Dataset records
################
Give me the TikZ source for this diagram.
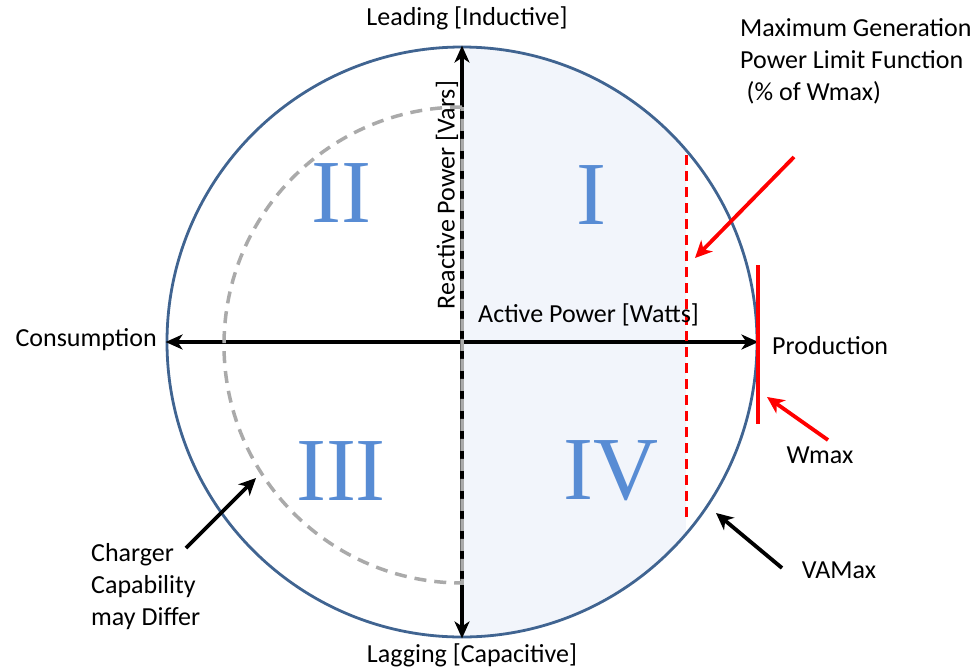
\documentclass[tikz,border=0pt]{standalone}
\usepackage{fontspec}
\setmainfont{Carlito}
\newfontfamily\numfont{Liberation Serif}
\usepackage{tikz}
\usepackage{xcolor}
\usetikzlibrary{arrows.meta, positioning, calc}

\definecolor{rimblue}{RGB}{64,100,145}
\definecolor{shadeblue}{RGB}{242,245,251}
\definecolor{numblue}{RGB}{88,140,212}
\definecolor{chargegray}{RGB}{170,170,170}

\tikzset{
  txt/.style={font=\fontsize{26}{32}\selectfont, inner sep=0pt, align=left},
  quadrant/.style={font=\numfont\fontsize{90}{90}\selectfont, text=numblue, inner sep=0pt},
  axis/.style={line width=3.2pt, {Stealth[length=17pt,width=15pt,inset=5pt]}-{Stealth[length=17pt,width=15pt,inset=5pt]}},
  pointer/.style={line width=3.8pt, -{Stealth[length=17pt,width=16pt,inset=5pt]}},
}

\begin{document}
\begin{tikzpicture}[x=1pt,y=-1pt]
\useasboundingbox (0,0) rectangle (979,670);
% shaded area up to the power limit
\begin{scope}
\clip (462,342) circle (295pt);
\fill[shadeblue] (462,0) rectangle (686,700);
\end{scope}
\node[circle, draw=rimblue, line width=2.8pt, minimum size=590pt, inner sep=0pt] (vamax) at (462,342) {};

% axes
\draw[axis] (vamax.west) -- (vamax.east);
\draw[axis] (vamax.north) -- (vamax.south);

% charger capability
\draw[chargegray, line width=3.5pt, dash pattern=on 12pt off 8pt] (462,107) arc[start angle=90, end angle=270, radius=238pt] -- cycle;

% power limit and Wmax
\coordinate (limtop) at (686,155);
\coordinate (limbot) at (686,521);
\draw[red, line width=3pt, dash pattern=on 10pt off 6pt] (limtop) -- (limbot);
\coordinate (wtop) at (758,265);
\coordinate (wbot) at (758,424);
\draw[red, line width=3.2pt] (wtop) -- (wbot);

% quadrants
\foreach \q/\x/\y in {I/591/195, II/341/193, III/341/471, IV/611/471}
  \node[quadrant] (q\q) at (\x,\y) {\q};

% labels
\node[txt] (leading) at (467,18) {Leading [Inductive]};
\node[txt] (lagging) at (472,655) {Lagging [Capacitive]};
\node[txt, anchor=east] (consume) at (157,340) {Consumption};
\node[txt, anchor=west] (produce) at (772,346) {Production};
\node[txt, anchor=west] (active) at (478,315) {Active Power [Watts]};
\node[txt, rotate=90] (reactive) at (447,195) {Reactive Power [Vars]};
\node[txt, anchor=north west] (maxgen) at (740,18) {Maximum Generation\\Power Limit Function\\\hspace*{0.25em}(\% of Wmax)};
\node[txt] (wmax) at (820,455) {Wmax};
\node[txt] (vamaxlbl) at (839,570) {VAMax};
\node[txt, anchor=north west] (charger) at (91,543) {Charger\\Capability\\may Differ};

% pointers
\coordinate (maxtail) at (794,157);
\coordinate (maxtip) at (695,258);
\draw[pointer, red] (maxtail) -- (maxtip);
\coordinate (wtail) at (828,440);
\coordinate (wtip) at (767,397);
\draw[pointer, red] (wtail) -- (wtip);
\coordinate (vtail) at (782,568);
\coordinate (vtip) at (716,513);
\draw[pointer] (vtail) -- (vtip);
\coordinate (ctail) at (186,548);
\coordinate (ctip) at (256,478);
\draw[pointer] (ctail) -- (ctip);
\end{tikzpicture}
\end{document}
################
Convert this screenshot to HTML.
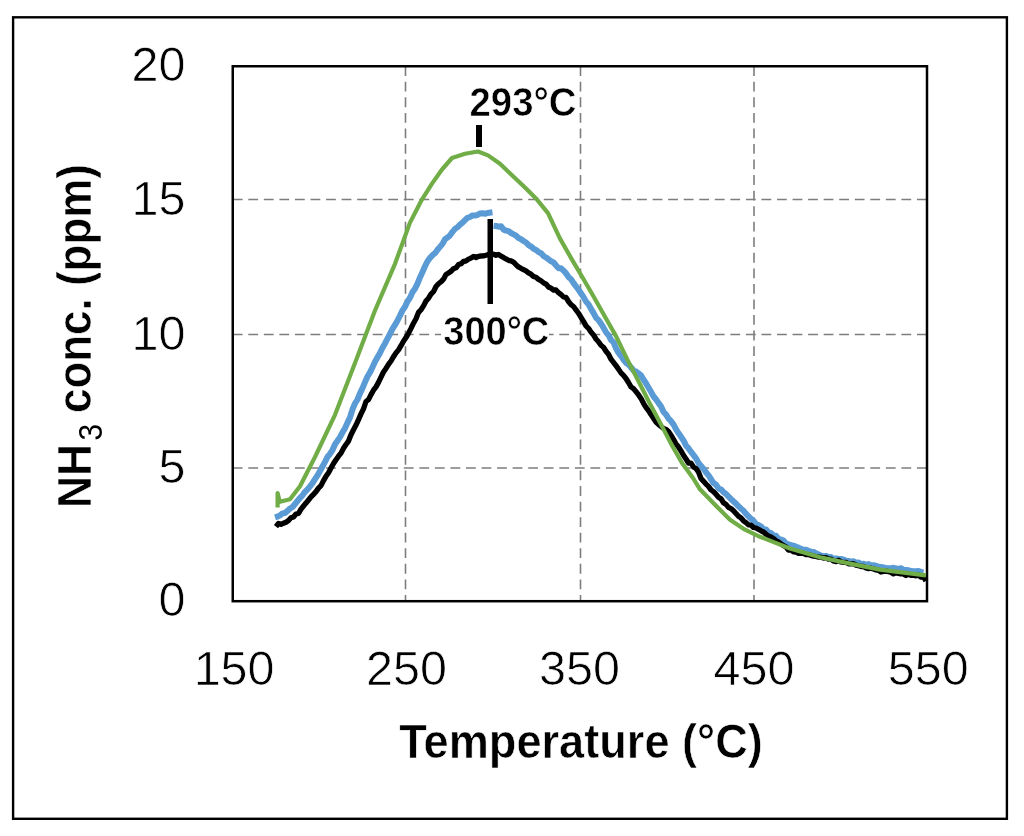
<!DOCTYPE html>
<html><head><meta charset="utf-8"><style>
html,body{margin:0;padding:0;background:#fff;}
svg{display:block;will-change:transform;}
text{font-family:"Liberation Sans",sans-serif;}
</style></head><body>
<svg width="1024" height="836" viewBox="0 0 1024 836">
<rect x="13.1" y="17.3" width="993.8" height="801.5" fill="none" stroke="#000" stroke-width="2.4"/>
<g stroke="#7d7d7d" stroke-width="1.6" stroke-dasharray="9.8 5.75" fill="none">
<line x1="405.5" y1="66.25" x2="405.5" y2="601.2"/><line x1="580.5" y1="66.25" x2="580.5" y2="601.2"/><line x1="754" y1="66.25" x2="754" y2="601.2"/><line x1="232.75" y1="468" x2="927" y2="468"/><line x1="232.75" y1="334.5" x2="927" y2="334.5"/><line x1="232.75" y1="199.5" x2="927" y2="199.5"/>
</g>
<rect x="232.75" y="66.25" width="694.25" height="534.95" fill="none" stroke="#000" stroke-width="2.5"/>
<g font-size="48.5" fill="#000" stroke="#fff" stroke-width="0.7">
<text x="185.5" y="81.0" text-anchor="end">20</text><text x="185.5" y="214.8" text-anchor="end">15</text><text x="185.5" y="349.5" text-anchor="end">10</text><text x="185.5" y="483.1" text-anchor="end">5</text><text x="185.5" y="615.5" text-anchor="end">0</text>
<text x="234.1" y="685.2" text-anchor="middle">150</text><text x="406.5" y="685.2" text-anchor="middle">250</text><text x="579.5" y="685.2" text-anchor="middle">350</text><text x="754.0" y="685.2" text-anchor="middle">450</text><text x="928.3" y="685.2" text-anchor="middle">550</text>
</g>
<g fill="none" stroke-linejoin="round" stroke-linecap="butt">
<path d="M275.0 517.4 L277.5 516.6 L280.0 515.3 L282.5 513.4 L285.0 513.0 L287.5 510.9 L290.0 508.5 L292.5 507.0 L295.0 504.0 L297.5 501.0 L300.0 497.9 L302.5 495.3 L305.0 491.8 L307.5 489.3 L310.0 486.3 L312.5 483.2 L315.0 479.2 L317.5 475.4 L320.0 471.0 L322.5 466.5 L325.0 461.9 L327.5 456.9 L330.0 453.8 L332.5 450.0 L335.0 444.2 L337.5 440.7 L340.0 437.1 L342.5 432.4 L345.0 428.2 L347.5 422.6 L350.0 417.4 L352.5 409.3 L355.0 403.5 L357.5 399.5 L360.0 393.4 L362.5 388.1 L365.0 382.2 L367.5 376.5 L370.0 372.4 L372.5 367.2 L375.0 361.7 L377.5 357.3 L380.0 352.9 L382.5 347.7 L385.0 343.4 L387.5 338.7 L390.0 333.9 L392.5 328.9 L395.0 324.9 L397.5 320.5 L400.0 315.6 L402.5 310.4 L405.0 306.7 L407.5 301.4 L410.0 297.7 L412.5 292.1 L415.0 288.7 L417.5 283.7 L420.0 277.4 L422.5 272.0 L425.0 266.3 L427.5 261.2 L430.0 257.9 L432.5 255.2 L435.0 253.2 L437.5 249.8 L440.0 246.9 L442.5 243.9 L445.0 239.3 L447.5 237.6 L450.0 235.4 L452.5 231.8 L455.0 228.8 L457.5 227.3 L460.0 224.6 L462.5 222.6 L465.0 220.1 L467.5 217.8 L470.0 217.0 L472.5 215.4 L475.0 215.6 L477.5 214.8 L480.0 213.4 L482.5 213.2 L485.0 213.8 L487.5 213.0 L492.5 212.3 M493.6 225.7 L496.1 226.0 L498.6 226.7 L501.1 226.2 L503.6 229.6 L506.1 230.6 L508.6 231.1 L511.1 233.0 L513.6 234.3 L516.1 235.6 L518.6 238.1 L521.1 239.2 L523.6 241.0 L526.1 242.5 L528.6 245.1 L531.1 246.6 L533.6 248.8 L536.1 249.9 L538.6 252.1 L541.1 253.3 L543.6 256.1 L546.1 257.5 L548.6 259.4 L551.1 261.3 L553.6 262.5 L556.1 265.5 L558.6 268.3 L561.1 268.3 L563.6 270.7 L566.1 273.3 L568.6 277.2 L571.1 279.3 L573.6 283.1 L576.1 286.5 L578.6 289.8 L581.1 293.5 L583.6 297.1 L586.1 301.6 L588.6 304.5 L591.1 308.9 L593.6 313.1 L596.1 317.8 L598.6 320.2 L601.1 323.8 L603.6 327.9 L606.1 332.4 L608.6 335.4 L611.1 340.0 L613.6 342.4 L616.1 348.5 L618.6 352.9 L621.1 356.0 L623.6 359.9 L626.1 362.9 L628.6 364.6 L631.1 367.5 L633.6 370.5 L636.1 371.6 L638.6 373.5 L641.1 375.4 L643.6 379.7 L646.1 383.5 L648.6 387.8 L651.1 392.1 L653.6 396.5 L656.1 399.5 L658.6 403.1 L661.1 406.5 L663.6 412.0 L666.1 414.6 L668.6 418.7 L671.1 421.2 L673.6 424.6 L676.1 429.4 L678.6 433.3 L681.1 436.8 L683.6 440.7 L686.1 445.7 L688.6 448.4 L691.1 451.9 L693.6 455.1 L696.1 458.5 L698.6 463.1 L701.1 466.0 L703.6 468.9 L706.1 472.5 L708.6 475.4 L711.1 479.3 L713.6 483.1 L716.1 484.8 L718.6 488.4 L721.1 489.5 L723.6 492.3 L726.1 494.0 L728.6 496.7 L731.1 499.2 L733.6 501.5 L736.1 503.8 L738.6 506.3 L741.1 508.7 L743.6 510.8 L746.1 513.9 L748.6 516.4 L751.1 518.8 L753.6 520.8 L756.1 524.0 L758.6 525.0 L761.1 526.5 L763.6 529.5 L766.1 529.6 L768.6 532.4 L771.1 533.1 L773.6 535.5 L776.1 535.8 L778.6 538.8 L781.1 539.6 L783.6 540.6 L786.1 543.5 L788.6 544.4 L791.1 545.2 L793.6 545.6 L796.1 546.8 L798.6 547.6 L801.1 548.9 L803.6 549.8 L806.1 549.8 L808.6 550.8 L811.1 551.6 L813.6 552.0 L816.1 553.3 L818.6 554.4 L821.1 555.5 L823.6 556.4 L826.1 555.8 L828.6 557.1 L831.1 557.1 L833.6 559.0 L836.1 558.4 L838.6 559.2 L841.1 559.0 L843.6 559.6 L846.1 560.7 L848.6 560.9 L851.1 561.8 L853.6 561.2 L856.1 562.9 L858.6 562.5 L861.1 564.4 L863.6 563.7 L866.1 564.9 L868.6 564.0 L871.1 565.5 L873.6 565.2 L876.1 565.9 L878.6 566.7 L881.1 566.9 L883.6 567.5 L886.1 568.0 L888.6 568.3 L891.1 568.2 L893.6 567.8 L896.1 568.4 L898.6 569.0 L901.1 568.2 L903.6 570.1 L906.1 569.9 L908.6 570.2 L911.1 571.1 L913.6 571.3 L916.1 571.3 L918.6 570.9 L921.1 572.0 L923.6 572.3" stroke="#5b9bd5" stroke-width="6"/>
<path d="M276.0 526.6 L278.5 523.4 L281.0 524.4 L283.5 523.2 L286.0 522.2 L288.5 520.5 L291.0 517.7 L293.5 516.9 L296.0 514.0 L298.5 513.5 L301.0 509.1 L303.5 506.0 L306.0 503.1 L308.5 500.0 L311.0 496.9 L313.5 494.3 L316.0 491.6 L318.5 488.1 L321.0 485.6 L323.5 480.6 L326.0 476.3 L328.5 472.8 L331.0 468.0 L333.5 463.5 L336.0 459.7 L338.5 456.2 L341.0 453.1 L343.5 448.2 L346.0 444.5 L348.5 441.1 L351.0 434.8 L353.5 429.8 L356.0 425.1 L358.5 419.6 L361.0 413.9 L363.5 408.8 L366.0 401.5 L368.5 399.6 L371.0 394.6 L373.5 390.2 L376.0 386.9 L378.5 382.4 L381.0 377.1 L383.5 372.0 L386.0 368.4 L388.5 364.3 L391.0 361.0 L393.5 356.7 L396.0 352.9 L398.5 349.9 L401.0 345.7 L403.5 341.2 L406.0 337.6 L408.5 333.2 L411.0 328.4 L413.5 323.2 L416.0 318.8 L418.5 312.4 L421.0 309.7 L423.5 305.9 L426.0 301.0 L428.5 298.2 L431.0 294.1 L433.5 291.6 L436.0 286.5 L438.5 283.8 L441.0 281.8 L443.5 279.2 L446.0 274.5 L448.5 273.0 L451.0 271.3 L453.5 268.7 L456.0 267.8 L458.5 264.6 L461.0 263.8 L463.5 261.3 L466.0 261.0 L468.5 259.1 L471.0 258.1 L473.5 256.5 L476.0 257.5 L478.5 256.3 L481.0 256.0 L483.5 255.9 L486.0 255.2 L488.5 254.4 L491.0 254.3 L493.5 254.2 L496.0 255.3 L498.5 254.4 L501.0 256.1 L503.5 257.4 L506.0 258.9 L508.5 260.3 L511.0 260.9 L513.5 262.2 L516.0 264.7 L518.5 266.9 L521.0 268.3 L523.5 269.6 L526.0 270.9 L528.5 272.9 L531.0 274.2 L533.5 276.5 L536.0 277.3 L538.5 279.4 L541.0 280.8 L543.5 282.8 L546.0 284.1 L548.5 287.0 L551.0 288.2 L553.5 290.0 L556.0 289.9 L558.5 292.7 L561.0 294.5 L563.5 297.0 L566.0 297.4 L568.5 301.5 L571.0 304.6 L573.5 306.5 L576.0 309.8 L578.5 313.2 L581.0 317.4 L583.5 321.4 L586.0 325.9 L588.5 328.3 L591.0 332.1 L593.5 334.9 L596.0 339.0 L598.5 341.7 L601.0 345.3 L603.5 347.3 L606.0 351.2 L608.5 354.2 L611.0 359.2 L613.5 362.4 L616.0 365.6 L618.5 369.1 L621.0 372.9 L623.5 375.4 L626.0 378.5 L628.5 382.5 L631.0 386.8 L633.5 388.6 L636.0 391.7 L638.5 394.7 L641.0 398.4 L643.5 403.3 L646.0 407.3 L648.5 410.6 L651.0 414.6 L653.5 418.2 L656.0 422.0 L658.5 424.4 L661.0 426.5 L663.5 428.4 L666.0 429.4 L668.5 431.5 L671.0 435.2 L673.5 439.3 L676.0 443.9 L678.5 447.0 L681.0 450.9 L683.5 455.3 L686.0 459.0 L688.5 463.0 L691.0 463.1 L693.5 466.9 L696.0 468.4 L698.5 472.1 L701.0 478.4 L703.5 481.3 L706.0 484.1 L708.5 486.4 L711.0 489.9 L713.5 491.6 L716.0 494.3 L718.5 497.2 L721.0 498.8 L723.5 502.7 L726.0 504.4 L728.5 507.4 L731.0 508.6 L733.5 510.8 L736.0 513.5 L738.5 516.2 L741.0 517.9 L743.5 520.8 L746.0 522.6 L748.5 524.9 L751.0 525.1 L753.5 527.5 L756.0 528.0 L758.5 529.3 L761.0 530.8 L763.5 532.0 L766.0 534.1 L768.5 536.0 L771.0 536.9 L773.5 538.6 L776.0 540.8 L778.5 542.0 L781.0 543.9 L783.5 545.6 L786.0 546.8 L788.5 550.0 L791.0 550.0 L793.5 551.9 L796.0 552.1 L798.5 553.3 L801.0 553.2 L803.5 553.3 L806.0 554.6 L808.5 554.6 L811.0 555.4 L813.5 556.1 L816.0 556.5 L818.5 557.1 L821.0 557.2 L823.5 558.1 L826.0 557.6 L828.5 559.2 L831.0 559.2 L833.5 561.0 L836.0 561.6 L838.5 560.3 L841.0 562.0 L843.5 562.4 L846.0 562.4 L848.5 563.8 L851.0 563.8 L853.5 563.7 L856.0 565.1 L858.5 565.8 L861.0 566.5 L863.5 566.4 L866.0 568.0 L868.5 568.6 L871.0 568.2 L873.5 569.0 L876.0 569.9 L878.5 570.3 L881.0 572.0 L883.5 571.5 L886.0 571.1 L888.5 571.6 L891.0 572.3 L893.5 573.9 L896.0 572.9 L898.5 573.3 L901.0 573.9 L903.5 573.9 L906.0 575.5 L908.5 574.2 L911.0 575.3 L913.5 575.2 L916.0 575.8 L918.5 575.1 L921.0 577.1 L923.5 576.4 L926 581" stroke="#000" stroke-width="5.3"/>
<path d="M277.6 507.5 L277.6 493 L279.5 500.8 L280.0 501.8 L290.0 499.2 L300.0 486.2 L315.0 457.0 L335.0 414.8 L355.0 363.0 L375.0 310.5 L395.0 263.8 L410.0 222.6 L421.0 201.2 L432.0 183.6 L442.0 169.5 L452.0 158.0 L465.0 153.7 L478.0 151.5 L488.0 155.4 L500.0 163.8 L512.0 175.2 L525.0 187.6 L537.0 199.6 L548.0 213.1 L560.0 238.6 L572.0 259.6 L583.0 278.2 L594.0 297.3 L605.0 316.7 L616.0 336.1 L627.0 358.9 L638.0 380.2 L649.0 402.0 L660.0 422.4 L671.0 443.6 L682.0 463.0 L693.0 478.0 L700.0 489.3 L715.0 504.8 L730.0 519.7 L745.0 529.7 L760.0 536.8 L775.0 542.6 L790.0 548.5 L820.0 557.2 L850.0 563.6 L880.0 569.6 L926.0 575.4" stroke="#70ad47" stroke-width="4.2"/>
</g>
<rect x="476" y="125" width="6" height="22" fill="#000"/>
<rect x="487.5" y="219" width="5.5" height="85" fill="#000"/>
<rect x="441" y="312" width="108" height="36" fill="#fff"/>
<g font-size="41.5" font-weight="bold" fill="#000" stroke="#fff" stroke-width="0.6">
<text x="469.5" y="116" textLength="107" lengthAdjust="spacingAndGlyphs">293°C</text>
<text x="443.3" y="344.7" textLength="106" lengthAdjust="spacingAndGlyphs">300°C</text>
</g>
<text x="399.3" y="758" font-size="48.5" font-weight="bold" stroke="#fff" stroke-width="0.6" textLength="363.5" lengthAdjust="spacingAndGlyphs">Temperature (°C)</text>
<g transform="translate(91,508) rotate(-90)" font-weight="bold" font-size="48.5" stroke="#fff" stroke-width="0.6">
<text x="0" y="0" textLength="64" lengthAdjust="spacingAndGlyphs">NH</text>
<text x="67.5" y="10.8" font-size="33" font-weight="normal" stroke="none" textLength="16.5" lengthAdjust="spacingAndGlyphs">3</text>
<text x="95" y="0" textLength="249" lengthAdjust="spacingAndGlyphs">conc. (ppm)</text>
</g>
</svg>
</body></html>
################
EXERCISE OBJECTIVE:
Transcribe only the lines from the line holding "Give me the TikZ source for this diagram." through the line holding "(vamax.north) -- (vamax.south);", inclusive, without any of the pictures.

EXERCISE SOLUTION:
Give me the TikZ source for this diagram.
\documentclass[tikz,border=0pt]{standalone}
\usepackage{fontspec}
\setmainfont{Carlito}
\newfontfamily\numfont{Liberation Serif}
\usepackage{tikz}
\usepackage{xcolor}
\usetikzlibrary{arrows.meta, positioning, calc}

\definecolor{rimblue}{RGB}{64,100,145}
\definecolor{shadeblue}{RGB}{242,245,251}
\definecolor{numblue}{RGB}{88,140,212}
\definecolor{chargegray}{RGB}{170,170,170}

\tikzset{
  txt/.style={font=\fontsize{26}{32}\selectfont, inner sep=0pt, align=left},
  quadrant/.style={font=\numfont\fontsize{90}{90}\selectfont, text=numblue, inner sep=0pt},
  axis/.style={line width=3.2pt, {Stealth[length=17pt,width=15pt,inset=5pt]}-{Stealth[length=17pt,width=15pt,inset=5pt]}},
  pointer/.style={line width=3.8pt, -{Stealth[length=17pt,width=16pt,inset=5pt]}},
}

\begin{document}
\begin{tikzpicture}[x=1pt,y=-1pt]
\useasboundingbox (0,0) rectangle (979,670);
% shaded area up to the power limit
\begin{scope}
\clip (462,342) circle (295pt);
\fill[shadeblue] (462,0) rectangle (686,700);
\end{scope}
\node[circle, draw=rimblue, line width=2.8pt, minimum size=590pt, inner sep=0pt] (vamax) at (462,342) {};

% axes
\draw[axis] (vamax.west) -- (vamax.east);
\draw[axis] (vamax.north) -- (vamax.south);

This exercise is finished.